Resuenan las palabras de Pío XI en la encíclica Quas primas: «¡Oh, qué felicidad podríamos gozar si los individuos, las familias y las sociedades se dejaran gobernar por Cristo! Entonces verdaderamente —diremos con las mismas palabras de nuestro predecesor León XIII dirigió hace veinticinco años a todos los obispos del orbe católico—, entonces se podrán curar tantas heridas, todo derecho recobrará su vigor antiguo, volverán los bienes de la paz, caerán de las manos las espadas y las armas, cuando todos acepten de buena voluntad el imperio de Cristo, cuando le obedezcan, cuando toda lengua proclame que Nuestro Señor Jesucristo está en la gloria de Dios Padre».

Por otra parte, el gesto realizado por el papa Francisco en Santa Marta niega un sublime misterio cristiano: la Encarnación, Pasión y Muerte de Nuestro Señor Jesucristo, único Salvador y Redentor de la humanidad. Al negar este misterio se niega la misión salvífica de la Iglesia, que está llamada a evangelizar y civilizar el mundo. El Sínodo de la Amazonía que se celebrará el próximo mes de octubre, ¿constituirá una nueva etapa en este rechazo de la misión de la Iglesia, lo cual supone también rechazar la misión del Vicario de Cristo? ¿Se arrodillará el papa Francisco ante los representantes de los pueblos indígenas? ¿Les pedirá que transmitan a la Iglesia la sabiduría tribal de la que son portadores?

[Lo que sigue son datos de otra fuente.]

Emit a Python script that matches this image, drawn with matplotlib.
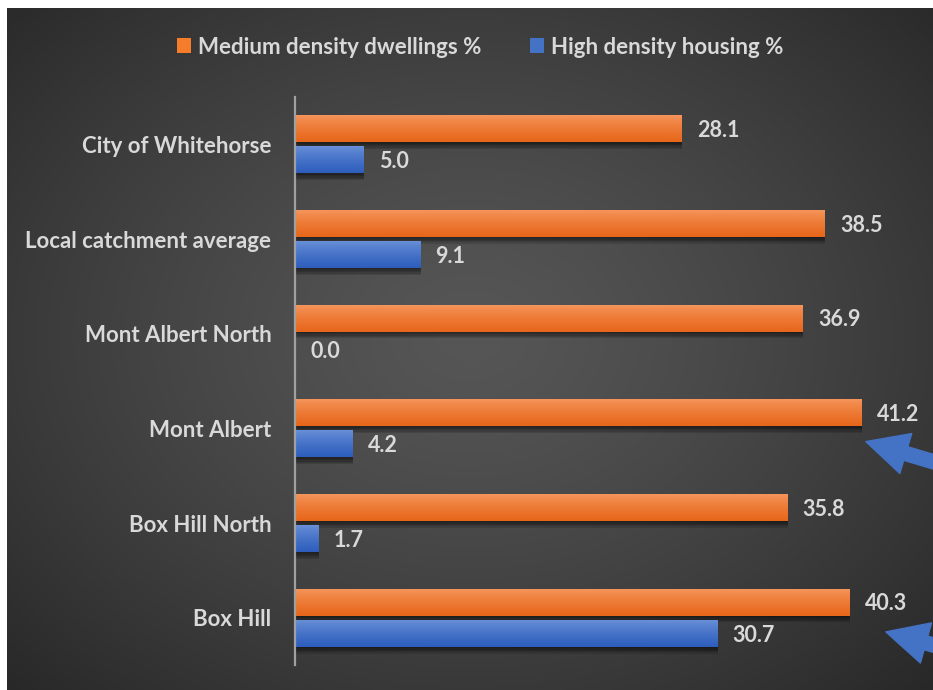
import numpy as np
import matplotlib
matplotlib.use('Agg')
import matplotlib.pyplot as plt
from matplotlib import patheffects

plt.rcParams['font.family'] = ['Lato', 'DejaVu Sans']

# Datos (de abajo hacia arriba)
categorias = ['Box Hill', 'Box Hill North', 'Mont Albert', 'Mont Albert North',
              'Local catchment average', 'City of Whitehorse']
medium = [40.3, 35.8, 41.2, 36.9, 38.5, 28.1]
high = [30.7, 1.7, 4.2, 0.0, 9.1, 5.0]
series = ['Medium density dwellings %', 'High density housing %']

# flechas que señalan Mont Albert y Box Hill
flechas = [('Mont Albert', 41.5, -0.14), ('Box Hill', 42.95, -0.15)]

texto = '#d9d9d9'
naranja = '#f47c2a'
azul = '#4472c4'
tam = 15.5

fig = plt.figure(figsize=(9.33, 6.9), dpi=100, facecolor='white')

# fondo oscuro con degradado radial
fondo = fig.add_axes([7 / 933, 0, 926 / 933, 682 / 690])
fondo.set_axis_off()
gx, gy = np.meshgrid(np.linspace(0, 1, 400), np.linspace(0, 1, 300))
r = np.sqrt(((gx - 0.5) / 0.72) ** 2 + ((gy - 0.52) / 0.75) ** 2)
r = np.clip(r, 0, 1)
gris = (0x56 - (0x56 - 0x27) * r ** 1.3) / 255
fondo.imshow(np.dstack([gris, gris, gris]), aspect='auto', extent=[0, 1, 0, 1],
             origin='lower', interpolation='bicubic')
fondo.set_xlim(0, 1)
fondo.set_ylim(0, 1)

ax = fig.add_axes([295 / 933, 25 / 690, 619 / 933, 568 / 690])
ax.set_facecolor('none')

y = np.arange(len(categorias))
alto = 0.285
sep = 0.165

# sombra difusa bajo cada barra
sombra = [patheffects.SimplePatchShadow(offset=(0.5, -k), shadow_rgbFace='black', alpha=0.13)
          for k in (1, 2, 3, 4, 5)] + [patheffects.Normal()]


def gradiente(c_arriba, c_abajo):
    a = np.array(matplotlib.colors.to_rgb(c_arriba))
    b = np.array(matplotlib.colors.to_rgb(c_abajo))
    t = np.linspace(0, 1, 50)[:, None]
    t = t ** 0.8
    return (a * (1 - t) + b * t)[:, None, :]


grad_naranja = gradiente('#f5965c', '#e7661a')
grad_azul = gradiente('#6a90d8', '#2d5ebd')

for valores, desplaz, color, grad in [(medium, sep, naranja, grad_naranja),
                                      (high, -sep, azul, grad_azul)]:
    barras = ax.barh(y + desplaz, valores, height=alto, color=color, zorder=2)
    for b, v in zip(barras, valores):
        b.set_path_effects(sombra)
        if v > 0:
            ax.imshow(grad, aspect='auto', zorder=3,
                      extent=[0, v, b.get_y(), b.get_y() + alto], origin='upper')
        ax.annotate(f'{v:.1f}', (v, b.get_y() + alto / 2 - 0.02), xytext=(11, 0),
                    textcoords='offset points', va='center', ha='left',
                    color=texto, fontsize=tam, fontweight='bold')

ax.set_xlim(0, 45)
ax.set_ylim(-0.5, len(categorias) - 0.5)
ax.set_yticks(y)
ax.set_yticklabels(categorias, color=texto, fontsize=16, fontweight='bold')
ax.tick_params(axis='y', length=0, pad=17)
ax.set_xticks([])
for lado in ['top', 'right', 'bottom']:
    ax.spines[lado].set_visible(False)
ax.spines['left'].set_color('#a0a0a0')
ax.spines['left'].set_linewidth(1.6)
ax.spines['left'].set_zorder(5)

# leyenda arriba
h1 = plt.Rectangle((0, 0), 1, 1, facecolor=naranja)
h2 = plt.Rectangle((0, 0), 1, 1, facecolor=azul)
leg = fig.legend([h1, h2], series, loc='center', ncol=2, frameon=False,
                 bbox_to_anchor=(480 / 933, 1 - 47 / 690),
                 handlelength=0.65, handleheight=0.65, handletextpad=0.3,
                 columnspacing=2.2, prop={'weight': 'bold', 'size': 16})
for t in leg.get_texts():
    t.set_color(texto)

# flechas azules
for cat, xv, dy in flechas:
    i = categorias.index(cat)
    tip = (xv, y[i] + dy)
    if cat == 'Mont Albert':
        cola = (981 / 933, 1 - 476 / 690)
    else:
        cola = (1002 / 933, 1 - 664 / 690)
    ax.annotate('', xy=tip, xycoords='data', xytext=cola, textcoords='figure fraction',
                annotation_clip=False,
                arrowprops=dict(arrowstyle='simple,head_length=1,head_width=1,tail_width=0.34',
                                mutation_scale=30, color='#4472c4', shrinkA=0, shrinkB=0),
                zorder=6)

fig.savefig('out.png', dpi=100, facecolor=fig.get_facecolor())
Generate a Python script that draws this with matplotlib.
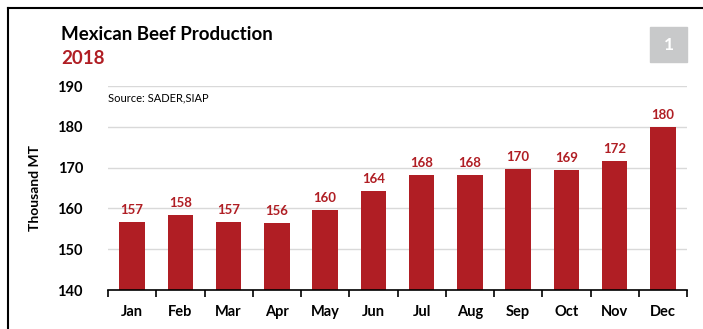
import matplotlib
matplotlib.use("Agg")
import matplotlib.pyplot as plt
from matplotlib.patches import Rectangle
from matplotlib.lines import Line2D

months = ["Jan", "Feb", "Mar", "Apr", "May", "Jun",
          "Jul", "Aug", "Sep", "Oct", "Nov", "Dec"]
production = [156.7, 158.4, 156.7, 156.4, 159.7, 164.2,
              168.1, 168.2, 169.6, 169.3, 171.7, 179.9]
y_ticks = [140, 150, 160, 170, 180, 190]

RED = "#B01E24"
plt.rcParams["font.family"] = ["Lato", "DejaVu Sans"]

W, H = 703, 329
fig = plt.figure(figsize=(W / 100, H / 100), dpi=100)

def fx(px):
    return px / W

def fy(py):
    return 1 - py / H

ax = fig.add_axes([fx(108), fy(290), fx(687) - fx(108), fy(86) - fy(290)])
x = range(len(months))
ax.bar(x, production, width=0.53, color=RED, zorder=3)
for xi, v in zip(x, production):
    ax.text(xi, v + 1.5, f"{v:.0f}", ha="center", va="bottom",
            color=RED, fontsize=9.5, fontweight="bold")

ax.set_xlim(-0.5, len(months) - 0.5)
ax.set_ylim(140, 190)
ax.set_yticks(y_ticks)
ax.set_yticklabels([str(t) for t in y_ticks], fontsize=10.5, fontweight="bold")
ax.set_xticks(list(x))
ax.set_xticklabels(months, fontsize=10.5, fontweight="bold")
ax.tick_params(axis="x", length=0, pad=11)
ax.tick_params(axis="y", length=0, pad=18)
# category boundary ticks on the x axis
ax.set_xticks([i - 0.5 for i in range(len(months) + 1)], minor=True)
ax.tick_params(axis="x", which="minor", length=5, width=1.2, color="black", direction="out")
ax.grid(axis="y", color="#D9D9D9", linewidth=1, zorder=0)
for side in ["top", "right", "left"]:
    ax.spines[side].set_visible(False)
ax.spines["bottom"].set_linewidth(1.2)
ax.spines["bottom"].set_zorder(4)
ax.set_ylabel("Thousand MT", fontsize=10, fontweight="bold", labelpad=12)

fig.text(fx(61), fy(35), "Mexican Beef Production", fontsize=13.5,
         fontweight="bold", color="black", va="center")
fig.text(fx(61), fy(59), "2018", fontsize=13.5, fontweight="bold",
         color=RED, va="center")
fig.text(fx(108), fy(98), "Source: SADER,SIAP", fontsize=8,
         color="black", va="center")

fig.patches.append(Rectangle((fx(650), fy(62)), fx(687) - fx(650), fy(27) - fy(62),
                             transform=fig.transFigure, color="#C8C9CA"))
fig.text(fx(668.5), fy(45), "1", fontsize=12.5, fontweight="bold",
         color="white", ha="center", va="center")

# outer frame: top and left edges
fig.add_artist(Line2D([fx(8), 1], [fy(8), fy(8)], color="black", linewidth=1.5))
fig.add_artist(Line2D([fx(8), fx(8)], [fy(8), 0], color="black", linewidth=1.5))

fig.savefig("out.png", dpi=100, facecolor="white")
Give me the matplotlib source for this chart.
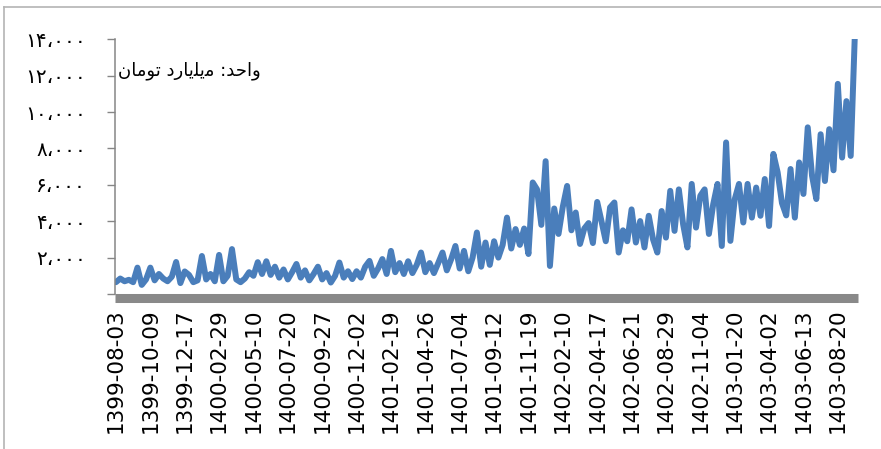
import matplotlib
matplotlib.use("Agg")
import matplotlib.pyplot as plt
from matplotlib.lines import Line2D

# Data (every 8th point carries a date label)
values = [
    650, 850, 700, 780, 650, 1450, 500, 800, 1450, 750,
    1100, 850, 700, 950, 1760, 600, 1240, 1050, 650, 750,
    2090, 800, 1100, 700, 2150, 700, 1000, 2470, 800, 650,
    850, 1200, 1000, 1750, 1100, 1800, 1050, 1500, 900, 1350,
    800, 1200, 1650, 900, 1300, 750, 1100, 1500, 800, 1150,
    630, 1000, 1730, 900, 1250, 820, 1250, 900, 1500, 1820,
    1000, 1400, 1920, 1100, 2370, 1200, 1700, 1100, 1800, 1150,
    1600, 2280, 1200, 1700, 1150, 1700, 2280, 1300, 1900, 2640,
    1400, 2370, 1250, 2000, 3380, 1500, 2830, 1600, 2900, 2000,
    2700, 4200, 2500, 3570, 2700, 3600, 2200, 6130, 5750, 3800,
    7300, 1540, 4700, 3300, 4800, 5940, 3500, 4480, 2750, 3600,
    3900, 2800, 5060, 4000, 2900, 4760, 5030, 2280, 3500, 2900,
    4650, 2830, 4010, 2560, 4300, 3000, 2280, 4560, 3100, 5670,
    3470, 5750, 3830, 2560, 6050, 3650, 5400, 5750, 3300, 4930,
    6050, 2640, 8330, 2920, 5200, 6050, 3930, 6050, 4200, 5850,
    4300, 6320, 3740, 7700, 6680, 5000, 4320, 6870, 4200, 7230,
    5500, 9160, 6500, 5220, 8780, 6210, 9060, 6800, 11550, 7500,
    10600, 7590, 14500,
]
date_labels = [
    "1399-08-03", "1399-10-09", "1399-12-17", "1400-02-29", "1400-05-10",
    "1400-07-20", "1400-09-27", "1400-12-02", "1401-02-19", "1401-04-26",
    "1401-07-04", "1401-09-12", "1401-11-19", "1402-02-10", "1402-04-17",
    "1402-06-21", "1402-08-29", "1402-11-04", "1403-01-20", "1403-04-02",
    "1403-06-13", "1403-08-20",
]
label_step = 8
y_ticks = [0, 2000, 4000, 6000, 8000, 10000, 12000, 14000]

# unit note, written in visual (left-to-right) order with shaped forms
unit_text = "\uFEE5\uFE8E\uFEE3\uFEEE\uFE97 \uFEA9\uFEAD\uFE8E\uFBFE\uFEE0\uFBFE\uFEE3 :\uFEAA\uFEA3\uFE8D\uFEED"

def persian_num(v):
    if v == 0:
        return ""
    s = f"{v:,}"
    return s.translate(str.maketrans("0123456789,", "۰۱۲۳۴۵۶۷۸۹،"))

fig = plt.figure(figsize=(8.81, 4.49), dpi=100)
ax = fig.add_axes([0.1305, 0.3452, 0.8434, 0.5673])

x = list(range(len(values)))
ax.plot(x, values, color="#4a7ebb", lw=4.3, solid_joinstyle="round", solid_capstyle="round")

ax.set_ylim(0, 14000)
ax.set_xlim(-0.23, 172.7)

ax.tick_params(axis="y", direction="out", length=5.5, width=1, color="#868686",
               pad=15.4, labelsize=14.5)
ax.tick_params(axis="x", length=0, pad=7, labelrotation=90, labelsize=15.5)

ax.set_yticks(y_ticks)
ax.set_yticklabels([persian_num(v) for v in y_ticks])
tick_pos = [i * label_step for i in range(len(date_labels))]
ax.set_xticks(tick_pos)
ax.set_xticklabels(date_labels)

for side in ["top", "right"]:
    ax.spines[side].set_visible(False)
ax.spines["left"].set_color("#868686")
ax.spines["left"].set_linewidth(1.1)
ax.spines["bottom"].set_color("#898989")
ax.spines["bottom"].set_linewidth(6.5)
ax.spines["bottom"].set_position(("outward", 3.2))
ax.spines["bottom"].set_capstyle("butt")

ax.text(0.004, 0.875, unit_text, transform=ax.transAxes, fontsize=13,
        family="DejaVu Sans", ha="left", va="center")

# chart-area border (top and left edges visible)
fig.add_artist(Line2D([4 / 881, 4 / 881], [0, 1 - 6.5 / 449], color="#b4b4b4", lw=1.2))
fig.add_artist(Line2D([4 / 881, 1], [1 - 6.5 / 449, 1 - 6.5 / 449], color="#b4b4b4", lw=1.2))

fig.savefig("out.png", dpi=100)
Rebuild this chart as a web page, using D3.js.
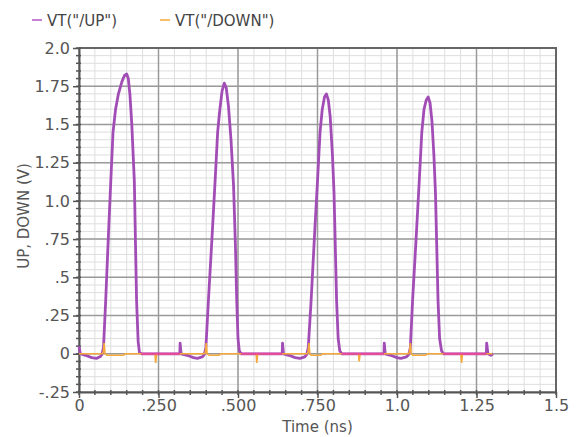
<!DOCTYPE html>
<html>
<head>
<meta charset="utf-8">
<script src="https://cdn.jsdelivr.net/npm/d3@7"></script>
<style>
  body { margin: 0; background: #fff; }
  text { font-family: "DejaVu Sans", Verdana, sans-serif; }
</style>
</head>
<body>
<svg width="577" height="437"></svg>
<script>
// series data (time in ns, volts)
const upTime = [0, 0.004, 0.02, 0.04, 0.055, 0.066, 0.072,
  0.077, 0.084, 0.092, 0.100, 0.107, 0.115, 0.124, 0.135, 0.143, 0.150, 0.155, 0.160, 0.166, 0.174, 0.181, 0.186, 0.190, 0.196,
  0.317, 0.318, 0.321, 0.34, 0.36, 0.372, 0.388, 0.394,
  0.399, 0.407, 0.418, 0.428, 0.436, 0.443, 0.450, 0.457, 0.463, 0.470, 0.478, 0.486, 0.492, 0.496, 0.500, 0.504, 0.510,
  0.639, 0.640, 0.643, 0.66, 0.68, 0.695, 0.71, 0.716,
  0.721, 0.730, 0.740, 0.750, 0.758, 0.765, 0.772, 0.778, 0.784, 0.790, 0.797, 0.802, 0.806, 0.810, 0.815, 0.820, 0.826,
  0.959, 0.960, 0.963, 0.98, 1.0, 1.012, 1.03, 1.037,
  1.042, 1.049, 1.060, 1.070, 1.078, 1.085, 1.092, 1.098, 1.104, 1.110, 1.116, 1.121, 1.125, 1.129, 1.134, 1.140, 1.146,
  1.281, 1.282, 1.286, 1.295, 1.302];
const upVolts = [0.05, 0.0, -0.01, -0.025, -0.03, -0.02, -0.005,
  0.04, 0.35, 0.75, 1.13, 1.45, 1.60, 1.70, 1.78, 1.82, 1.83, 1.80, 1.70, 1.50, 1.13, 0.35, 0.08, 0.01, 0.0,
  0.0, 0.07, 0.0, -0.01, -0.025, -0.03, -0.02, -0.005,
  0.04, 0.35, 0.75, 1.13, 1.45, 1.60, 1.72, 1.77, 1.74, 1.62, 1.40, 1.10, 0.70, 0.35, 0.10, 0.02, 0.0,
  0.0, 0.07, 0.0, -0.01, -0.025, -0.03, -0.02, -0.005,
  0.04, 0.35, 0.75, 1.13, 1.45, 1.60, 1.68, 1.70, 1.66, 1.55, 1.30, 1.05, 0.70, 0.35, 0.10, 0.02, 0.0,
  0.0, 0.07, 0.0, -0.01, -0.025, -0.03, -0.02, -0.005,
  0.04, 0.35, 0.75, 1.13, 1.45, 1.60, 1.66, 1.68, 1.64, 1.52, 1.30, 1.05, 0.70, 0.35, 0.10, 0.02, 0.0,
  0.0, 0.07, 0.0, -0.01, 0.0];

const downTime = [0, 0.074, 0.077, 0.079, 0.082, 0.088, 0.140, 0.146,
  0.239, 0.241, 0.244,
  0.396, 0.398, 0.400, 0.403, 0.41, 0.44, 0.446,
  0.557, 0.559, 0.562,
  0.718, 0.721, 0.723, 0.726, 0.73, 0.76, 0.766,
  0.879, 0.881, 0.884,
  1.037, 1.040, 1.042, 1.045, 1.05, 1.09, 1.096,
  1.201, 1.203, 1.206, 1.300];
const downVolts = [0, 0, 0.02, 0.07, 0.0, -0.01, -0.01, 0,
  0, -0.06, 0,
  0, 0.02, 0.07, 0, -0.01, -0.01, 0,
  0, -0.06, 0,
  0, 0.02, 0.07, 0, -0.01, -0.01, 0,
  0, -0.05, 0,
  0, 0.02, 0.07, 0, -0.01, -0.01, 0,
  0, -0.06, 0, 0];

const xTickValues = [0, 0.25, 0.5, 0.75, 1.0, 1.25, 1.5];
const xTickLabels = ["0", ".250", ".500", ".750", "1.0", "1.25", "1.5"];
const yTickValues = [-0.25, 0, 0.25, 0.5, 0.75, 1.0, 1.25, 1.5, 1.75, 2.0];
const yTickLabels = ["-.25", "0", ".25", ".5", ".75", "1.0", "1.25", "1.5", "1.75", "2.0"];
const legendNames = ['VT("/UP")', 'VT("/DOWN")'];

const svg = d3.select("svg");
const plotLeft = 79, plotRight = 556, plotTop = 48, plotBottom = 392;

const x = d3.scaleLinear().domain([0, 1.5]).range([plotLeft, plotRight]);
const y = d3.scaleLinear().domain([-0.25, 2.0]).range([plotBottom, plotTop]);

const minorX = d3.range(0, 1.5001, 0.05);
const minorY = d3.range(-0.25, 2.0001, 0.05);

// minor grid
svg.append("g").selectAll("line")
  .data(minorX)
  .join("line")
  .attr("x1", d => x(d)).attr("x2", d => x(d))
  .attr("y1", plotTop).attr("y2", plotBottom)
  .attr("stroke", "#dedede").attr("stroke-width", 1);
svg.append("g").selectAll("line")
  .data(minorY)
  .join("line")
  .attr("y1", d => y(d)).attr("y2", d => y(d))
  .attr("x1", plotLeft).attr("x2", plotRight)
  .attr("stroke", "#dedede").attr("stroke-width", 1);

// major grid
svg.append("g").selectAll("line")
  .data(xTickValues)
  .join("line")
  .attr("x1", d => x(d)).attr("x2", d => x(d))
  .attr("y1", plotTop).attr("y2", plotBottom)
  .attr("stroke", "#9a9a9a").attr("stroke-width", 1.5);
svg.append("g").selectAll("line")
  .data(yTickValues)
  .join("line")
  .attr("y1", d => y(d)).attr("y2", d => y(d))
  .attr("x1", plotLeft).attr("x2", plotRight)
  .attr("stroke", "#9a9a9a").attr("stroke-width", 1.5);

// frame (top, right)
svg.append("path")
  .attr("d", `M${plotLeft},${plotTop}H${plotRight}V${plotBottom}`)
  .attr("fill", "none").attr("stroke", "#666").attr("stroke-width", 2);

// axes
const xAxis = d3.axisBottom(x)
  .tickValues(xTickValues)
  .tickFormat((d, i) => xTickLabels[i])
  .tickSize(6).tickSizeOuter(0).tickPadding(2);
const yAxis = d3.axisLeft(y)
  .tickValues(yTickValues)
  .tickFormat((d, i) => yTickLabels[i])
  .tickSize(6).tickSizeOuter(0).tickPadding(3);

const gx = svg.append("g").attr("transform", `translate(0,${plotBottom})`).call(xAxis);
const gy = svg.append("g").attr("transform", `translate(${plotLeft},0)`).call(yAxis);
[gx, gy].forEach(g => {
  g.select(".domain").attr("stroke", "#555").attr("stroke-width", 2);
  g.selectAll(".tick line").attr("stroke", "#555").attr("stroke-width", 1.5);
  g.selectAll(".tick text").attr("fill", "#555").style("font-size", "16px")
    .style("font-family", '"DejaVu Sans", Verdana, sans-serif');
});

// minor ticks
svg.append("g").selectAll("line")
  .data(minorX)
  .join("line")
  .attr("x1", d => x(d)).attr("x2", d => x(d))
  .attr("y1", plotBottom - 2).attr("y2", plotBottom + 3)
  .attr("stroke", "#555").attr("stroke-width", 1.5);
svg.append("g").selectAll("line")
  .data(minorY)
  .join("line")
  .attr("y1", d => y(d)).attr("y2", d => y(d))
  .attr("x1", plotLeft - 3).attr("x2", plotLeft + 2)
  .attr("stroke", "#555").attr("stroke-width", 1.5);

// series
const upData = upTime.map((t, i) => ({ t, v: upVolts[i] }));
const downData = downTime.map((t, i) => ({ t, v: downVolts[i] }));
const line = d3.line().x(d => x(d.t)).y(d => y(d.v));

svg.append("path")
  .datum(upData)
  .attr("fill", "none")
  .attr("stroke", "#a24db6")
  .attr("stroke-width", 2.8)
  .attr("stroke-linejoin", "round")
  .attr("d", line);

svg.append("path")
  .datum(downData)
  .attr("fill", "none")
  .attr("stroke", "#f6a93b")
  .attr("stroke-width", 1.6)
  .attr("d", line);

// where both traces lie on 0 V they render pinkish
svg.append("path")
  .datum(upData)
  .attr("fill", "none")
  .attr("stroke", "#e6479b")
  .attr("stroke-width", 2)
  .attr("d", line.defined(d => Math.abs(d.v) < 0.003));

// axis titles
svg.append("text")
  .attr("x", (plotLeft + plotRight) / 2).attr("y", 432)
  .attr("text-anchor", "middle")
  .attr("fill", "#555").style("font-size", "15px")
  .text("Time (ns)");
svg.append("text")
  .attr("transform", "translate(29,216) rotate(-90)")
  .attr("text-anchor", "middle")
  .attr("fill", "#555").style("font-size", "15px")
  .text("UP, DOWN (V)");

// legend
const legendColors = ["#b55ac4", "#f6a93b"];
const legendX = [32, 160];
const lg = svg.append("g").selectAll("g")
  .data(legendNames)
  .join("g")
  .attr("transform", (d, i) => `translate(${legendX[i]},20)`);
lg.append("line")
  .attr("x1", 0).attr("x2", 10)
  .attr("stroke", (d, i) => legendColors[i]).attr("stroke-width", 1.5);
lg.append("text")
  .attr("x", 15).attr("y", 5.5)
  .attr("fill", "#444").style("font-size", "15px")
  .text(d => d);
</script>
</body>
</html>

Lo cierto es que tres días después, el 15 de abril, la catedral de Notre Dame, imagen plástica de la Iglesia, salió ardiendo y las llamas consumieron la aguja, dejando intacta la base. ¿Acaso no significa esto que, a pesar del desmoronamiento de la cumbre de la Iglesia, su divina estructura resiste, y nada podrá derribarla? Una semana más tarde, otro suceso sacudió la opinión pública católica: una serie de atentados, provocados por secuaces de la misma religión a la que se somete el papa Bergoglio, transformaron la Pascua de Resurrección en un día de Pasíon para la Iglesia universal, con 310 muertos y más de 500 heridos.

Antes incluso que sus cuerpos, el fuego consumió las ilusiones de los católicos que con aplausos y guitarras entonaban aleluyas mientras la Iglesia vive su Viernes y su Sábado Santo. Se podría objetar que quienes perpetraron los atentados de Sri Lanka, a pesar de ser musulmanes, no representan al islam. Ni siquiera el imán de Al Azhar, que firmó el documento de paz y fraternidad, representa a todo el islam. Pero el papa Francisco ciertamente representa a la Iglesia Católica. ¿Hasta cuándo?

No hay verdadera fraternidad si se prescinde de la sobrenatural, que no nace de vínculos con los hombres, sino con Dios (1ª Tesalonicenses 1,4). Del mismo modo, no es posible la paz prescindiendo de la paz cristiana, porque la fuente de la verdadera paz es Cristo, Sabiduría encarnada, que «viniendo, evangelizó paz a vosotros los que estabais lejos, y paz a los de cerca» (Efesios 2,17). La paz es un obsequio de Dios, traído a la humanidad por Jesucristo, Hijo de Dios y soberano de Cielos y Tierra.

La Iglesia Católica que Él fundó es la suprema depositaria de la paz, porque es custodia de la verdad, y la paz se funda en la verdad y la justicia. El neomodernismo, implantado en la cúpula de la Iglesia Católica, predica una falsa paz y una falsa fraternidad. Pero la falsa paz trae la guerra al mundo, así como la falsa fraternidad conduce al cisma, que es una guerra civil en la Iglesia.

San Luis Orione lo predijo trágicamente el 26 de junio de 1913: «El modernismo y el semimodernismo no tienen remedio; tarde o temprano se llega al protestantismo o a un cisma en la Iglesia que será el más terrible que haya conocido el mundo» (Escritos, vol 43, pág. 53).